Abstract:
Today development of the internet has made Afaan Oromo texts easily available and
widespread online. Along with the ever-increasing volume of information resources, there is
an increasing interest in better solutions for finding, filtering, and organizing these resources
and automatic text classification is an invertible solution for it. Text classification (TC) is also
called text categorization which means classifying text or document to predefined labels. This
study is proposed to utilize the deep learning algorithm with word embedding on Afaan
Oromo’s news text classifications. Because feature value extraction in news is difficult, this
work provides deep learning algorithm for news text classification. To classify the text data,
the earlier approaches used a bag of words to represent the words of the text data, and the
information gained from word order, which is an important factor for the classification of news
text was not considered. Although the earlier models have a low time complexity, the context
and potential semantic relationship of text words are not fully considered, and as the number
of the feature and classes increased the accuracy of the models decreased. The objective of this
thesis is to apply deep learning approaches to Afaan Oromo news text categorization using
CNN, LSTM, and BiLSTM algorithm which is a variant of RNN with word embedding, and to
recommend the best for the problem at hand. To develop these models in this study, six
thousand one hundred ten (6110) newly collected and annotated news datasets have been used
to build the model for the Afaan Oromo language and around 1,731,856 unannotated words
are scraped from the Afaan Oromo news domain to develop pre-trained word embedding
model.
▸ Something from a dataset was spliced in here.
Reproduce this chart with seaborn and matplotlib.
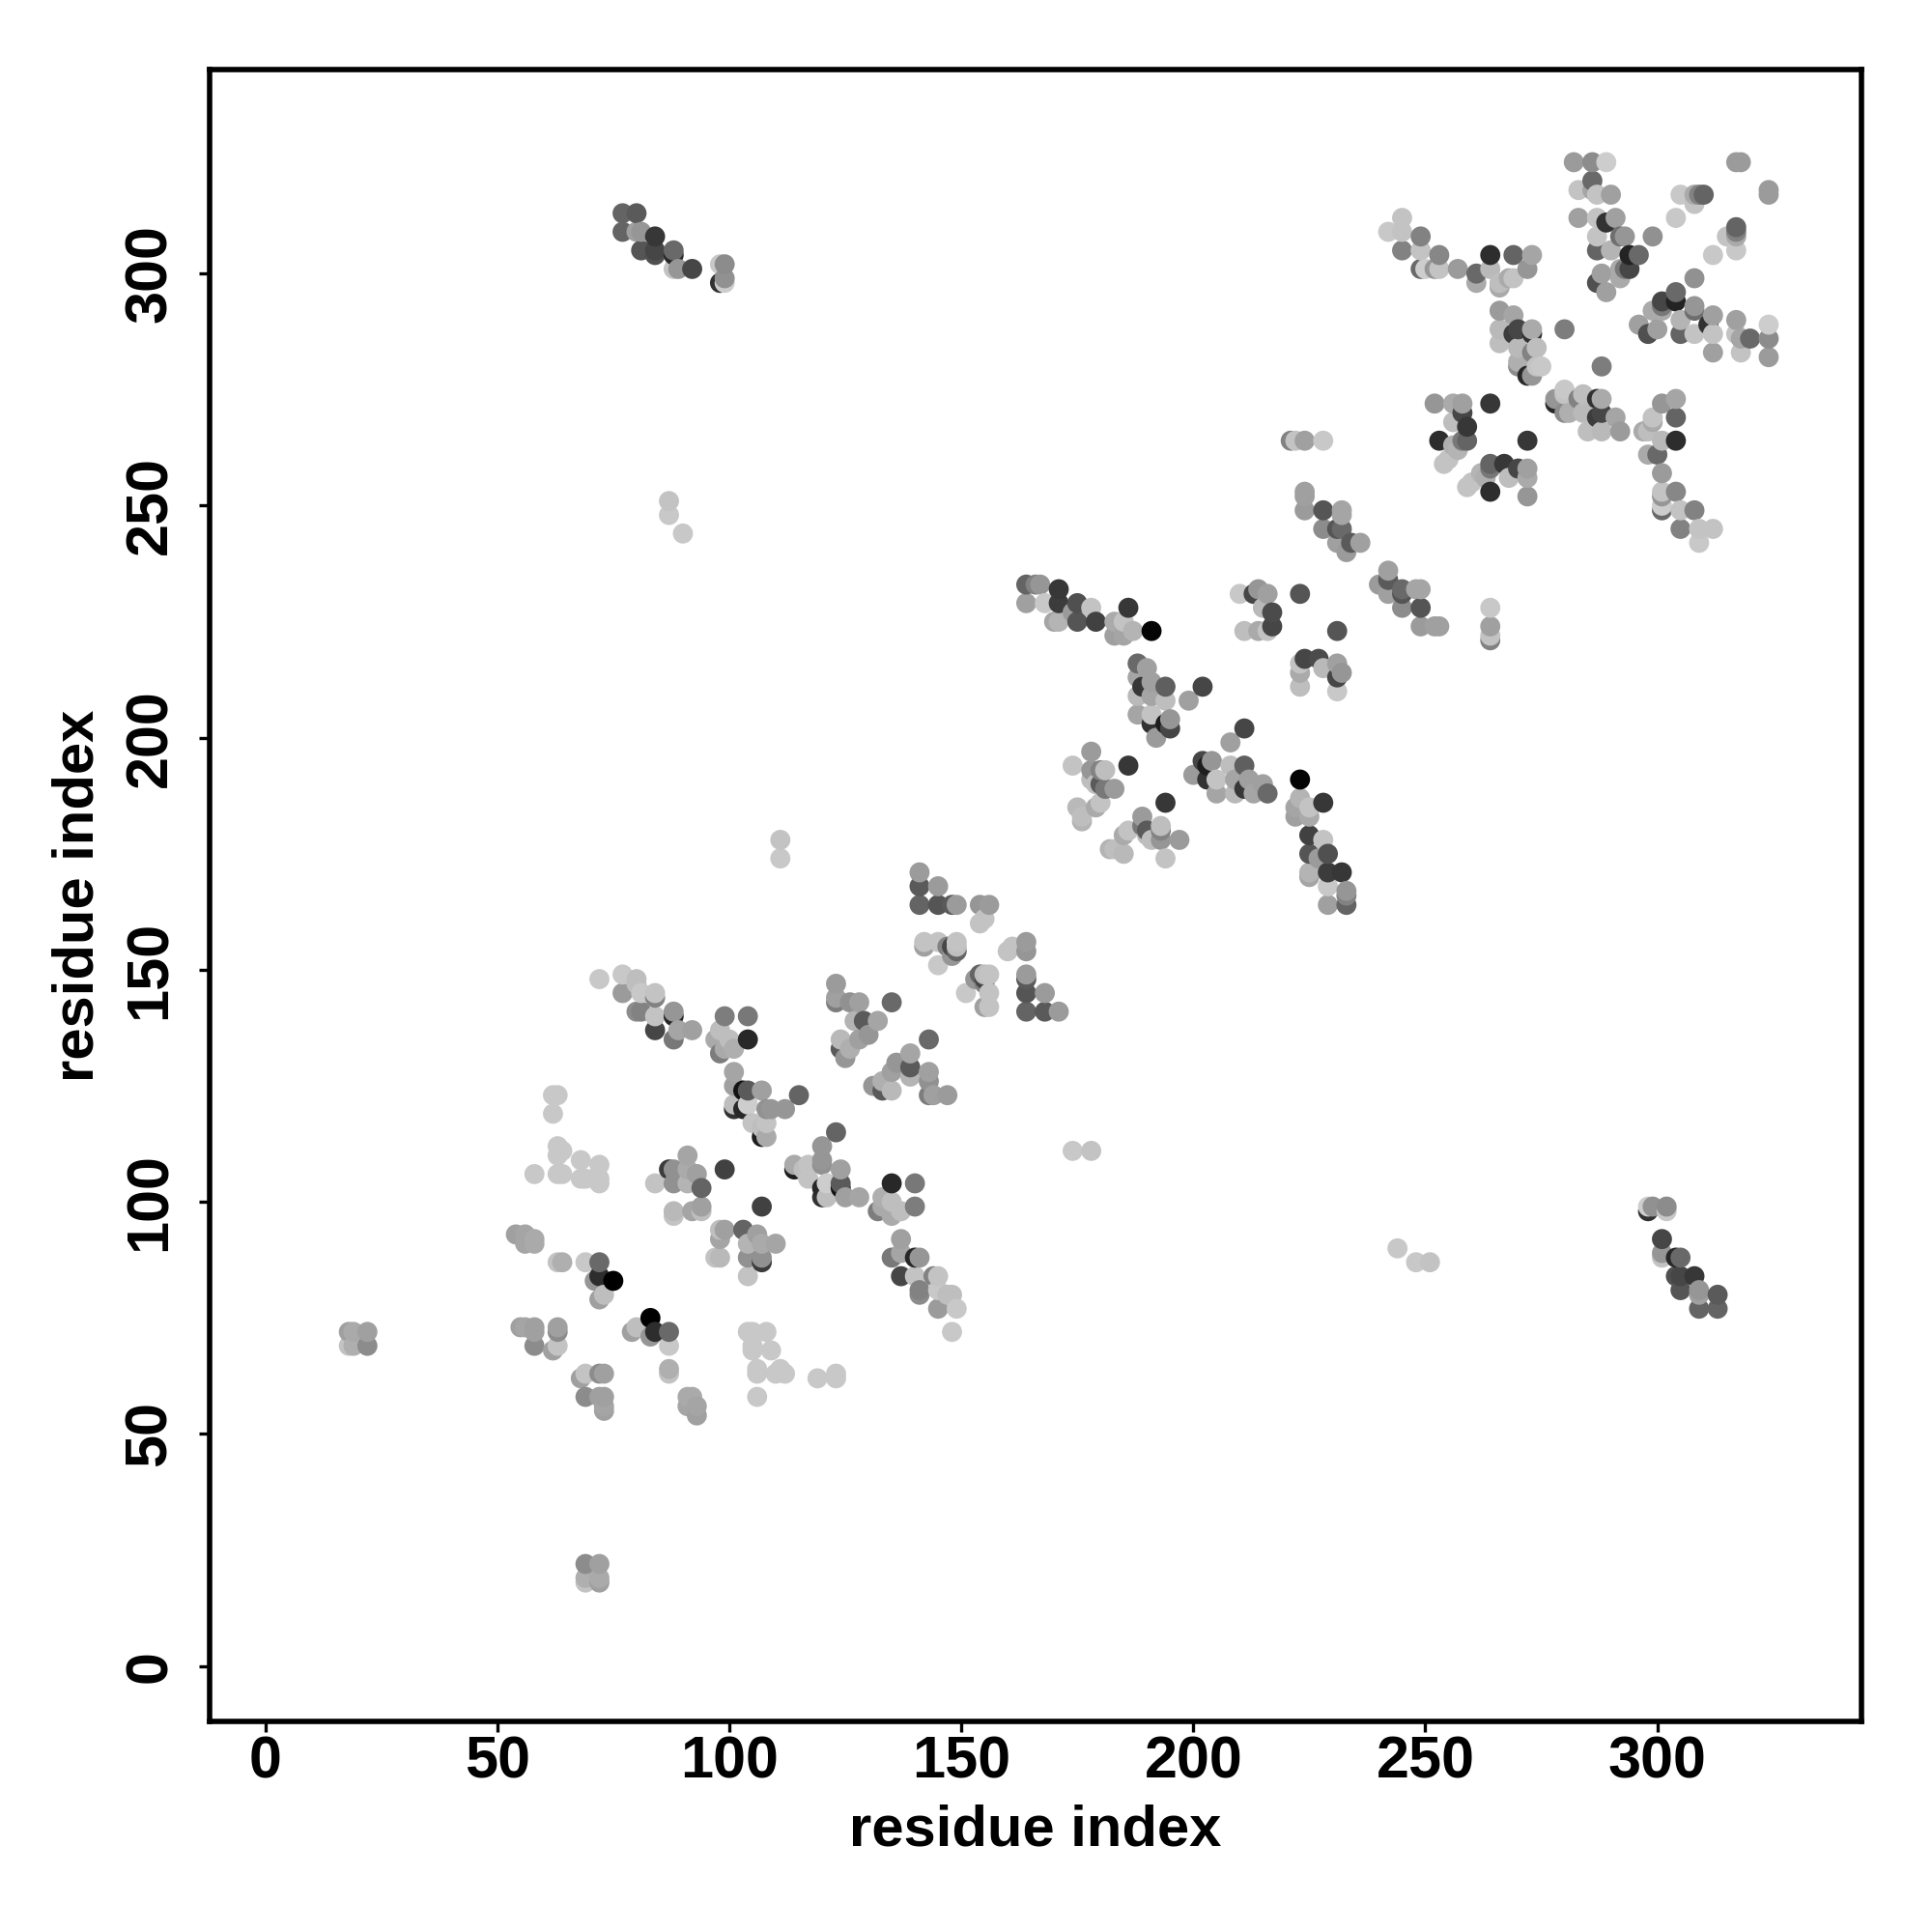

In this work, various natural language processing tasks such as text preprocessing
which includes normalization, tokenization, text cleaning, and removal of stop words are
performed. For word representation, word2vec word embedding of probability word
predictions is selected as it shows great accuracy than the fastText and embedded. Lastly, the
result of our models is compared and CNN has great accuracy with 98.4% accuracy, and
98.4% precision and LSTM and BiLSTM have got 95% accuracy, and 94% precision, and
97.28% accuracy, and 97.36% precision respectively.